L’orsqu’en 1886, le Conseil municipal de Paris prend l’initiative de créer une Bourse du travail, ce n’est pas sans arrière-pensées.
La municipalité met à la disposition des chambres syndicales des bureaux, des salles de réunion et une documentation.
L’exemple de Paris fait rapidement école à Marseille (1885), Nîmes, Bourges (1887), Saint-Étienne, Toulouse (1888), Elbeuf (1889), Agen, Montpellier (1891), Lyon, Bordeaux... En 1892, on recense 14 Bourses, 40 en 1895, 74 en 1901 et 157 en 1908. Les autorités municipales espèrent ainsi placer sous contrôle, au moins partiellement, le mouvement syndical en plein essor.
Mais les syndicalistes ne tombèrent pas dans le piège. Bien au contraire. Les Bourses du travail deviennent les bastions des représentants ouvriers soucieux de l’indépendance syndicale par rapport à l’État, mais aussi par rapport aux partis.
Contrairement aux guesdistes qui prônent, du moins dans un premier temps, la grève générale pour renverser le régime en place, les Bourses du travail se veulent les héritières des Sociétés de Résistance : c’est aux syndicats de décider des grèves mais les Bourses du travail doivent assurer la solidarité effective entre les ouvriers. Elles sont le foyer de la vie syndicale et le levier de l’action pour défendre les salariés face aux employeurs et au gouvernement.
Réunis en Congrès à Saint-Étienne, le 7 février 1892, les syndicalistes créent la Fédération des Bourses du travail.
Le Congrès déclare : « Les Bourses du travail doivent être absolument indépendantes pour rendre les services qu’on en attend. Les travailleurs doivent repousser d’une façon absolue l’ingérence des pouvoirs administratifs et gouvernementaux dans le fonctionnement des Bourses, ingérence qui s’est manifestée par la déclaration d’utilité publique qui n’a été proposée par le gouvernement que pour nuire à leur développement. le Congrès invite les travailleurs à faire les plus énergiques efforts pour garantir l’entière indépendance des Bourses du travail. »
Un "Service de la Mutualité"aide au"placement"des syndiqués et assure un"secours"aux victimes d’accidents du travail et aux chômeurs.
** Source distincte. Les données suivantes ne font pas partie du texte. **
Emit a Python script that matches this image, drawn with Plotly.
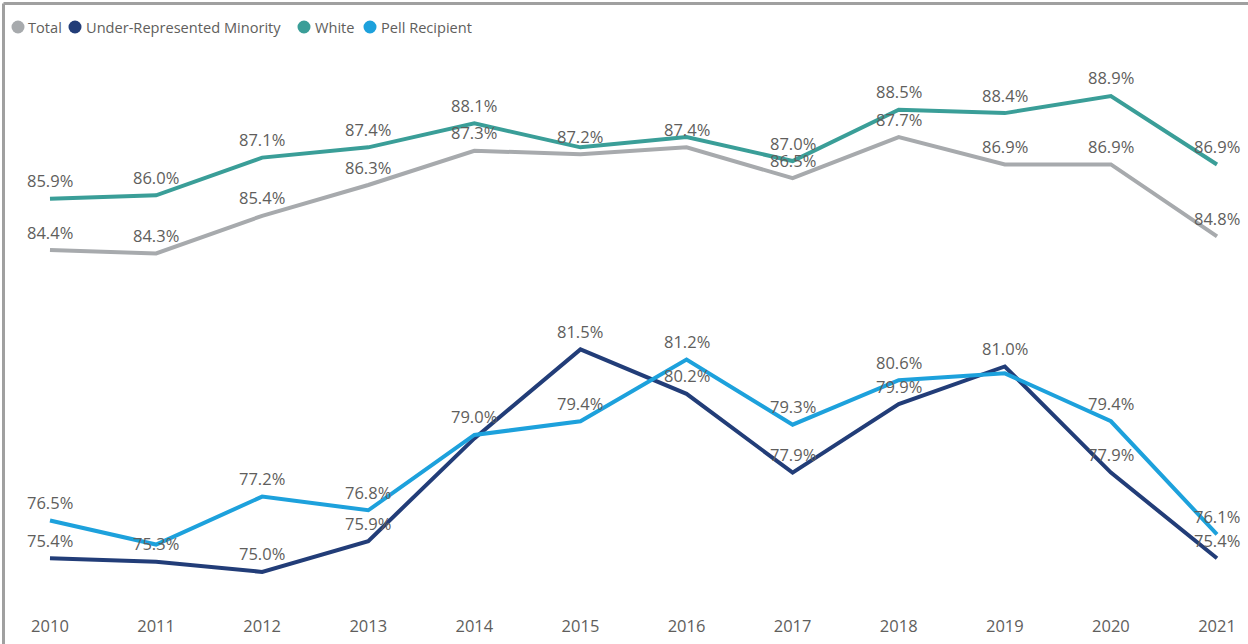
import plotly.graph_objects as go

# Graduation-rate style series by cohort year
years = [2010, 2011, 2012, 2013, 2014, 2015, 2016, 2017, 2018, 2019, 2020, 2021]

total = [84.4, 84.3, 85.4, 86.3, 87.3, 87.2, 87.4, 86.5, 87.7, 86.9, 86.9, 84.8]
urm = [75.4, 75.3, 75.0, 75.9, 78.9, 81.5, 80.2, 77.9, 79.9, 81.0, 77.9, 75.4]
white = [85.9, 86.0, 87.1, 87.4, 88.1, 87.4, 87.7, 87.0, 88.5, 88.4, 88.9, 86.9]
pell = [76.5, 75.8, 77.2, 76.8, 79.0, 79.4, 81.2, 79.3, 80.6, 80.8, 79.4, 76.1]

# Which data labels are displayed (overlapping ones are suppressed)
total_show = [1, 1, 1, 1, 1, 1, 1, 1, 1, 1, 1, 1]
urm_show = [1, 1, 1, 1, 0, 1, 1, 1, 1, 1, 1, 1]
white_show = [1, 1, 1, 1, 1, 0, 0, 1, 1, 1, 1, 1]
pell_show = [1, 0, 1, 1, 1, 1, 1, 1, 1, 0, 1, 1]

series_names = ["Total", "Under-Represented Minority", "White", "Pell Recipient"]
series_values = [total, urm, white, pell]
series_show = [total_show, urm_show, white_show, pell_show]
series_colors = ["#A7AAAD", "#223D78", "#3A9E98", "#1DA1DC"]

FONT = "Open Sans"
TEXT_COLOR = "#605E5C"

fig = go.Figure()

for name, vals, color in zip(series_names, series_values, series_colors):
    fig.add_trace(go.Scatter(
        x=years, y=vals, mode="lines", name=name,
        line=dict(color=color, width=4),
        showlegend=False, hoverinfo="skip",
    ))

annotations = []
for vals, show in zip(series_values, series_show):
    for yr, v, s in zip(years, vals, show):
        if s:
            annotations.append(dict(
                x=yr, y=v, xref="x", yref="y", text=f"{v:.1f}%",
                showarrow=False, yshift=18,
                font=dict(family=FONT, size=16.5, color=TEXT_COLOR),
            ))

# Plot-area geometry (pixels) used to place legend and frame in paper units
W, H = 1248, 644
ML, MR, MT, MB = 4, 4, 40, 44
PW, PH = W - ML - MR, H - MT - MB


def px_x(px):
    return (px - ML) / PW


def px_y(py):
    return (H - MB - py) / PH


# Legend: coloured dot followed by series name
legend_dot_x = [18, 75, 304, 370]
legend_text_x = [26, 84, 313, 379]
legend_y = 27
shapes = []
for name, color, dx, tx in zip(series_names, series_colors, legend_dot_x, legend_text_x):
    shapes.append(dict(
        type="circle", xref="paper", yref="paper",
        xsizemode="pixel", ysizemode="pixel",
        xanchor=px_x(dx), yanchor=px_y(legend_y),
        x0=-6.5, x1=6.5, y0=-6.5, y1=6.5,
        fillcolor=color, line=dict(width=0),
    ))
    annotations.append(dict(
        x=px_x(tx), y=px_y(legend_y), xref="paper", yref="paper",
        text=name, showarrow=False, xanchor="left", yanchor="middle",
        font=dict(family=FONT, size=14.6, color=TEXT_COLOR),
    ))

# Frame along the top and left edges
shapes.append(dict(
    type="line", xref="paper", yref="paper",
    x0=px_x(3.5), x1=px_x(W + 2), y0=px_y(3.5), y1=px_y(3.5),
    line=dict(color="#A0A0A0", width=3),
))
shapes.append(dict(
    type="line", xref="paper", yref="paper",
    x0=px_x(3.5), x1=px_x(3.5), y0=px_y(3.5), y1=px_y(H + 2),
    line=dict(color="#A0A0A0", width=3),
))

fig.update_layout(
    width=W, height=H,
    margin=dict(l=ML, r=MR, t=MT, b=MB),
    paper_bgcolor="white", plot_bgcolor="white",
    showlegend=False,
    annotations=annotations,
    shapes=shapes,
    xaxis=dict(
        range=[2009.5665, 2021.2545],
        tickvals=years, ticktext=[str(y) for y in years],
        showgrid=False, zeroline=False, showline=False,
        ticks="", ticklabelstandoff=14,
        tickfont=dict(family=FONT, size=16.5, color=TEXT_COLOR),
        fixedrange=True,
    ),
    yaxis=dict(
        range=[74.18, 90.535],
        showgrid=False, zeroline=False, showline=False,
        showticklabels=False, ticks="",
        fixedrange=True,
    ),
)

fig.write_html("out.html")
Grâce à l’appui des Bourses, les syndicats se multiplient, des bibliothèques sont créées et un enseignement général aussi bien que professionnel est dispensé aux ouvriers.
Malgré ce regroupement en fédération, la structure nationale reste néanmoins assez fragile. Le comité fédéral comprend un délégué par Bourse adhérente. Il désigne un Bureau national de quatre membres. Mais la solidarité s’exprime encore avant tout au niveau local. Les entreprises industrielles ont, elles aussi, rarement une taille nationale et les ouvriers ont rarement l’occasion de voyager. L’impulsion est pourtant donnée : elle aboutira, trois ans après le Congrès de Saint-Étienne, à la création de la première centrale syndicale, la Confédération Générale du Travail.